All of the data that follows should be retyped exactly, please, except the pictures.

## begin Source material

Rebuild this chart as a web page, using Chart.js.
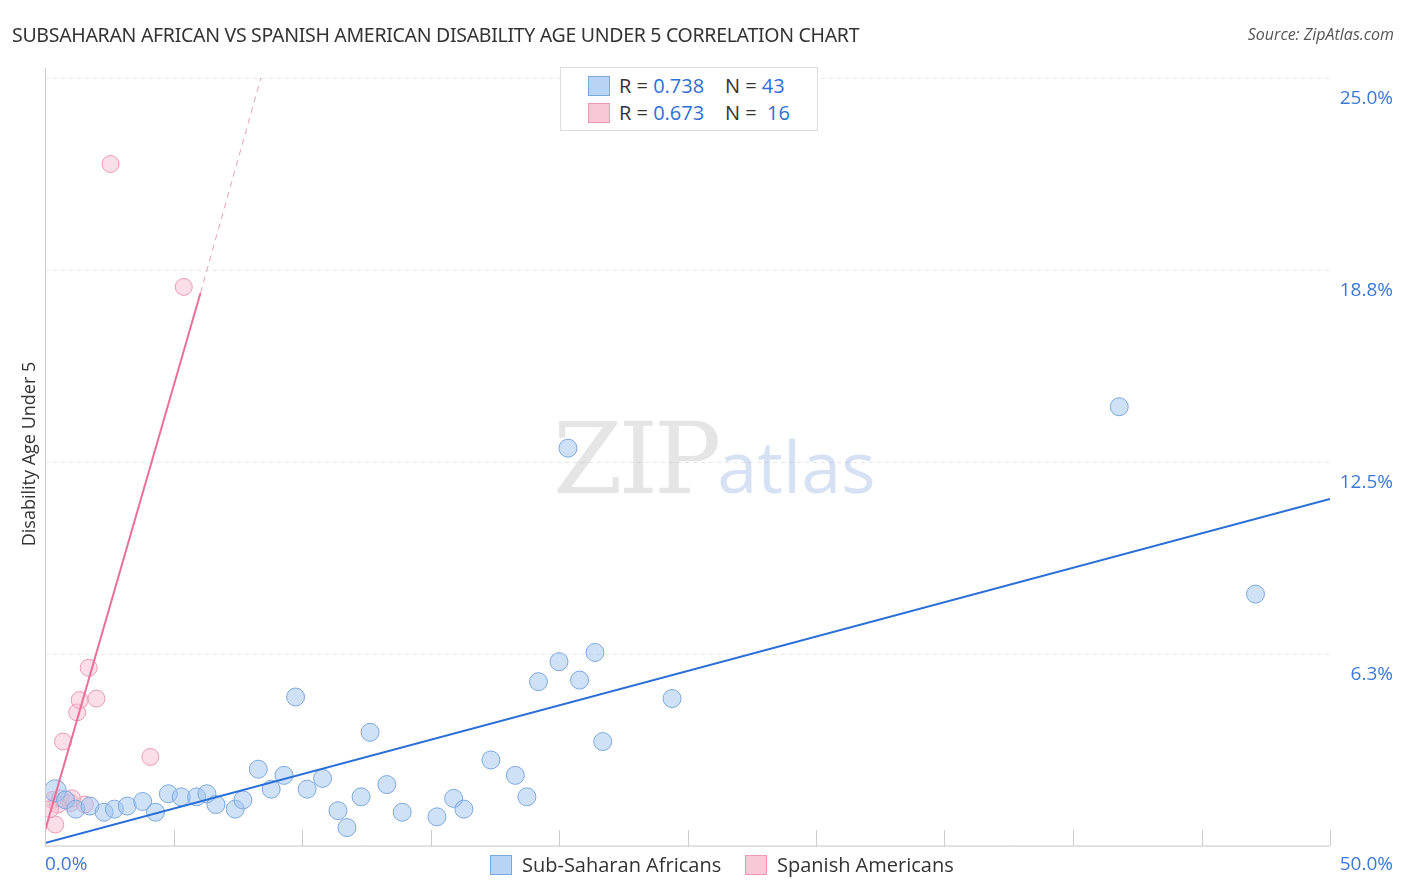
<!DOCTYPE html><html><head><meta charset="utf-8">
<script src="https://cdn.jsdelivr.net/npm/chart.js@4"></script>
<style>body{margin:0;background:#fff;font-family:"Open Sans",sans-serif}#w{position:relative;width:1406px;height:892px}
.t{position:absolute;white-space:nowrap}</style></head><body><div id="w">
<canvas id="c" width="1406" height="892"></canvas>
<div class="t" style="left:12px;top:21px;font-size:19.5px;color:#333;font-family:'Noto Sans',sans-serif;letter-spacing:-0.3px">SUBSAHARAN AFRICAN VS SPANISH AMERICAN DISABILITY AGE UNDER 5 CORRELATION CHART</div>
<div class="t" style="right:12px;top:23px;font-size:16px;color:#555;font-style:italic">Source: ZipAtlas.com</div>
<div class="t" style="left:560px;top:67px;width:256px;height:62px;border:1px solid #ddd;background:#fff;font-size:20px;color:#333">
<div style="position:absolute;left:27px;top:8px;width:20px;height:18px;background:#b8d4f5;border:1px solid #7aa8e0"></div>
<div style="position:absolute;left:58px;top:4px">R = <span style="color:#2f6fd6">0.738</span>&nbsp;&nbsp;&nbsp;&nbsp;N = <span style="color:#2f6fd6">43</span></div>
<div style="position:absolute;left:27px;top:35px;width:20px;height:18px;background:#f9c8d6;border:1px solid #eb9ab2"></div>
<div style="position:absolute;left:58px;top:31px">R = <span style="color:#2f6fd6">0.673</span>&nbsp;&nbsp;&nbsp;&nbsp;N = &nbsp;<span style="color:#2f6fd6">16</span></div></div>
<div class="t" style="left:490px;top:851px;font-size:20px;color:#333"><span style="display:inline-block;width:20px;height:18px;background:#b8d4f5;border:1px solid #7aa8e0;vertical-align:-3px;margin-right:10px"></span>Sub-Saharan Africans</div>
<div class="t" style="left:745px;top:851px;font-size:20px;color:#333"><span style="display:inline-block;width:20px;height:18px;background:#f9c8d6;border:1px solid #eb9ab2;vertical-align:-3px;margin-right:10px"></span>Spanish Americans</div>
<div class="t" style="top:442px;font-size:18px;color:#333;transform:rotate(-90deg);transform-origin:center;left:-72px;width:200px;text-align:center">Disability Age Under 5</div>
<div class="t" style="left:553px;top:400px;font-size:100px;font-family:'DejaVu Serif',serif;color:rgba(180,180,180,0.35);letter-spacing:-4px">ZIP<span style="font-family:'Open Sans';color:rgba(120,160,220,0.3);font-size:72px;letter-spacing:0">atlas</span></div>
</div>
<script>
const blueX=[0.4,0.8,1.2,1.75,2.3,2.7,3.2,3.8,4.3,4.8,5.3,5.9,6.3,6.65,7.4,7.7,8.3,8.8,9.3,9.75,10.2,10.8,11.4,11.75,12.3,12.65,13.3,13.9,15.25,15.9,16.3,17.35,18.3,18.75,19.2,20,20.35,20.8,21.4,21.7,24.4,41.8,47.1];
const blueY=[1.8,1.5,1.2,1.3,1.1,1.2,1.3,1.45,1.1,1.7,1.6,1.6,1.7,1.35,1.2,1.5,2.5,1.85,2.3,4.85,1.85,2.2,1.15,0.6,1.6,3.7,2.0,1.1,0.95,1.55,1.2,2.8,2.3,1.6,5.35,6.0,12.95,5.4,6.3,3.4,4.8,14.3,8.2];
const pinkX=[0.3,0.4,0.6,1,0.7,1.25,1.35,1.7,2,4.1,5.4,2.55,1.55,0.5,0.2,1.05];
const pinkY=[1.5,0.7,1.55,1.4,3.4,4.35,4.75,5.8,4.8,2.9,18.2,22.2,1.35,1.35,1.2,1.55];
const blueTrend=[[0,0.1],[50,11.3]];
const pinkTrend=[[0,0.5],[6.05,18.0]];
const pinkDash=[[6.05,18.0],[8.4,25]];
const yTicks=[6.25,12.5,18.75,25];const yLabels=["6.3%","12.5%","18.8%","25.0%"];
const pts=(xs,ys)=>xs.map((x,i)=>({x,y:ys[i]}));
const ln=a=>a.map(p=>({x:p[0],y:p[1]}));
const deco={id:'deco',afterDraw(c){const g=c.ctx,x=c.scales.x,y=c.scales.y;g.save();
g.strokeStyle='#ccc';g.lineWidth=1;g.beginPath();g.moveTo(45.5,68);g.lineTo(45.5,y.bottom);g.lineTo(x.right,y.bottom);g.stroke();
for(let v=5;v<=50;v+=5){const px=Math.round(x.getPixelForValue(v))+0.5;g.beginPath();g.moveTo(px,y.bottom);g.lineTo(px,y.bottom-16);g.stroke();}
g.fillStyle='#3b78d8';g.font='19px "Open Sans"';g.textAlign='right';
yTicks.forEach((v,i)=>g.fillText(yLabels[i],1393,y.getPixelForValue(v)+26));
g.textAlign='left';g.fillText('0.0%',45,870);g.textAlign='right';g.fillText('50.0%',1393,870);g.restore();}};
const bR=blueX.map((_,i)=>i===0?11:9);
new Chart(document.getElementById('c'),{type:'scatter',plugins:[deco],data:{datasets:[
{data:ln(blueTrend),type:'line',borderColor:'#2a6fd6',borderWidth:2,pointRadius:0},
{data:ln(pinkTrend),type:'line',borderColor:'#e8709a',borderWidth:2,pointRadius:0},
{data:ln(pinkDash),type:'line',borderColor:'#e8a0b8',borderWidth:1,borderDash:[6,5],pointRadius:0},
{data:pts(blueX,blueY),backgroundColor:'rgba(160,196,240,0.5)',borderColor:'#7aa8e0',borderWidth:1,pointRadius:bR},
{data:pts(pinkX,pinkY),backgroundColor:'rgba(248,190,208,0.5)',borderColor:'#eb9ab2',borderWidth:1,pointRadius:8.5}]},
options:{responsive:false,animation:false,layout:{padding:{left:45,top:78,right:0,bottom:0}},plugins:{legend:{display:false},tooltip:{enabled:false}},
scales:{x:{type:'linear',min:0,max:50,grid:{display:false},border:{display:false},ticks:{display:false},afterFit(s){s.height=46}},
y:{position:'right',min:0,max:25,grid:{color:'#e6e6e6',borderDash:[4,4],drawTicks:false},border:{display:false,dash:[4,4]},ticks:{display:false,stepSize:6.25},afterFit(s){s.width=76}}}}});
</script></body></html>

## end Source material

[Answer to the task]
Rebuild this chart as a web page, using Chart.js.
<!DOCTYPE html><html><head><meta charset="utf-8">
<script src="https://cdn.jsdelivr.net/npm/chart.js@4"></script>
<style>body{margin:0;background:#fff;font-family:"Open Sans",sans-serif}#w{position:relative;width:1406px;height:892px}
.t{position:absolute;white-space:nowrap}</style></head><body><div id="w">
<canvas id="c" width="1406" height="892"></canvas>
<div class="t" style="left:12px;top:21px;font-size:19.5px;color:#333;font-family:'Noto Sans',sans-serif;letter-spacing:-0.3px">SUBSAHARAN AFRICAN VS SPANISH AMERICAN DISABILITY AGE UNDER 5 CORRELATION CHART</div>
<div class="t" style="right:12px;top:23px;font-size:16px;color:#555;font-style:italic">Source: ZipAtlas.com</div>
<div class="t" style="left:560px;top:67px;width:256px;height:62px;border:1px solid #ddd;background:#fff;font-size:20px;color:#333">
<div style="position:absolute;left:27px;top:8px;width:20px;height:18px;background:#b8d4f5;border:1px solid #7aa8e0"></div>
<div style="position:absolute;left:58px;top:4px">R = <span style="color:#2f6fd6">0.738</span>&nbsp;&nbsp;&nbsp;&nbsp;N = <span style="color:#2f6fd6">43</span></div>
<div style="position:absolute;left:27px;top:35px;width:20px;height:18px;background:#f9c8d6;border:1px solid #eb9ab2"></div>
<div style="position:absolute;left:58px;top:31px">R = <span style="color:#2f6fd6">0.673</span>&nbsp;&nbsp;&nbsp;&nbsp;N = &nbsp;<span style="color:#2f6fd6">16</span></div></div>
<div class="t" style="left:490px;top:851px;font-size:20px;color:#333"><span style="display:inline-block;width:20px;height:18px;background:#b8d4f5;border:1px solid #7aa8e0;vertical-align:-3px;margin-right:10px"></span>Sub-Saharan Africans</div>
<div class="t" style="left:745px;top:851px;font-size:20px;color:#333"><span style="display:inline-block;width:20px;height:18px;background:#f9c8d6;border:1px solid #eb9ab2;vertical-align:-3px;margin-right:10px"></span>Spanish Americans</div>
<div class="t" style="top:442px;font-size:18px;color:#333;transform:rotate(-90deg);transform-origin:center;left:-72px;width:200px;text-align:center">Disability Age Under 5</div>
<div class="t" style="left:553px;top:400px;font-size:100px;font-family:'DejaVu Serif',serif;color:rgba(180,180,180,0.35);letter-spacing:-4px">ZIP<span style="font-family:'Open Sans';color:rgba(120,160,220,0.3);font-size:72px;letter-spacing:0">atlas</span></div>
</div>
<script>
const blueX=[0.4,0.8,1.2,1.75,2.3,2.7,3.2,3.8,4.3,4.8,5.3,5.9,6.3,6.65,7.4,7.7,8.3,8.8,9.3,9.75,10.2,10.8,11.4,11.75,12.3,12.65,13.3,13.9,15.25,15.9,16.3,17.35,18.3,18.75,19.2,20,20.35,20.8,21.4,21.7,24.4,41.8,47.1];
const blueY=[1.8,1.5,1.2,1.3,1.1,1.2,1.3,1.45,1.1,1.7,1.6,1.6,1.7,1.35,1.2,1.5,2.5,1.85,2.3,4.85,1.85,2.2,1.15,0.6,1.6,3.7,2.0,1.1,0.95,1.55,1.2,2.8,2.3,1.6,5.35,6.0,12.95,5.4,6.3,3.4,4.8,14.3,8.2];
const pinkX=[0.3,0.4,0.6,1,0.7,1.25,1.35,1.7,2,4.1,5.4,2.55,1.55,0.5,0.2,1.05];
const pinkY=[1.5,0.7,1.55,1.4,3.4,4.35,4.75,5.8,4.8,2.9,18.2,22.2,1.35,1.35,1.2,1.55];
const blueTrend=[[0,0.1],[50,11.3]];
const pinkTrend=[[0,0.5],[6.05,18.0]];
const pinkDash=[[6.05,18.0],[8.4,25]];
const yTicks=[6.25,12.5,18.75,25];const yLabels=["6.3%","12.5%","18.8%","25.0%"];
const pts=(xs,ys)=>xs.map((x,i)=>({x,y:ys[i]}));
const ln=a=>a.map(p=>({x:p[0],y:p[1]}));
const deco={id:'deco',afterDraw(c){const g=c.ctx,x=c.scales.x,y=c.scales.y;g.save();
g.strokeStyle='#ccc';g.lineWidth=1;g.beginPath();g.moveTo(45.5,68);g.lineTo(45.5,y.bottom);g.lineTo(x.right,y.bottom);g.stroke();
for(let v=5;v<=50;v+=5){const px=Math.round(x.getPixelForValue(v))+0.5;g.beginPath();g.moveTo(px,y.bottom);g.lineTo(px,y.bottom-16);g.stroke();}
g.fillStyle='#3b78d8';g.font='19px "Open Sans"';g.textAlign='right';
yTicks.forEach((v,i)=>g.fillText(yLabels[i],1393,y.getPixelForValue(v)+26));
g.textAlign='left';g.fillText('0.0%',45,870);g.textAlign='right';g.fillText('50.0%',1393,870);g.restore();}};
const bR=blueX.map((_,i)=>i===0?11:9);
new Chart(document.getElementById('c'),{type:'scatter',plugins:[deco],data:{datasets:[
{data:ln(blueTrend),type:'line',borderColor:'#2a6fd6',borderWidth:2,pointRadius:0},
{data:ln(pinkTrend),type:'line',borderColor:'#e8709a',borderWidth:2,pointRadius:0},
{data:ln(pinkDash),type:'line',borderColor:'#e8a0b8',borderWidth:1,borderDash:[6,5],pointRadius:0},
{data:pts(blueX,blueY),backgroundColor:'rgba(160,196,240,0.5)',borderColor:'#7aa8e0',borderWidth:1,pointRadius:bR},
{data:pts(pinkX,pinkY),backgroundColor:'rgba(248,190,208,0.5)',borderColor:'#eb9ab2',borderWidth:1,pointRadius:8.5}]},
options:{responsive:false,animation:false,layout:{padding:{left:45,top:78,right:0,bottom:0}},plugins:{legend:{display:false},tooltip:{enabled:false}},
scales:{x:{type:'linear',min:0,max:50,grid:{display:false},border:{display:false},ticks:{display:false},afterFit(s){s.height=46}},
y:{position:'right',min:0,max:25,grid:{color:'#e6e6e6',borderDash:[4,4],drawTicks:false},border:{display:false,dash:[4,4]},ticks:{display:false,stepSize:6.25},afterFit(s){s.width=76}}}}});
</script></body></html>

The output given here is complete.